Unfortunately, all of his traveling may have caught up with Holden. His marriage to "the Moll" began shortly after the previous book but ended in divorce a decade later. She shows up at one of the poker festivals as they are still friends, but he has no problem with knocking her out of a tournament. His sons are now old enough to play poker legally, and he buys one of them into a poker tournament as a birthday gift.

Besides Las Vegas, Holden plays poker -- now mostly No-Limit instead of Limit Hold 'Em -- in Connecticut (Foxwoods and Yale), Manhattan, the Caribbean, Monte Carlo, and England (London and Walsall). He's a good enough player to net after expenses enough to earn his buyin into the 2006 WSOP Main Event. He's still better at cash games than tournaments, but he has occasional successes in the latter.

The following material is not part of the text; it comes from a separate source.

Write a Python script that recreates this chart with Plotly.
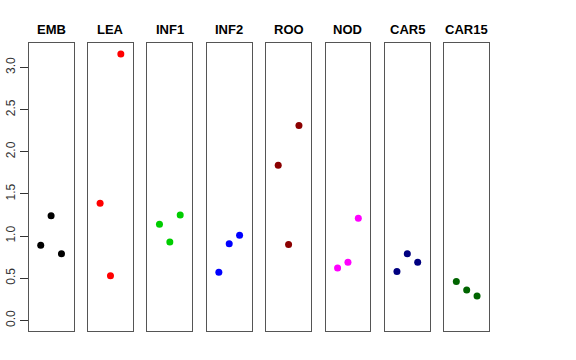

Along the way, Holden covers the forerunner of the World Series of Poker,3 celebrity poker, poker camps, and online poker. He profiles Dave "the Devilfish" Ulliott, Andy "the Monk" Black, Doyle Brunson, Henry Orenstein,4 and Howard Lederer.

With the tremendous growth of the poker world since Big Deal, the sequel appeared as just one of a slew of poker books published in 2007. As such, it didn't garner nearly as much attention as its predecessor, and objectively it isn't nearly as important. But, it's almost as entertaining and equally non-educational.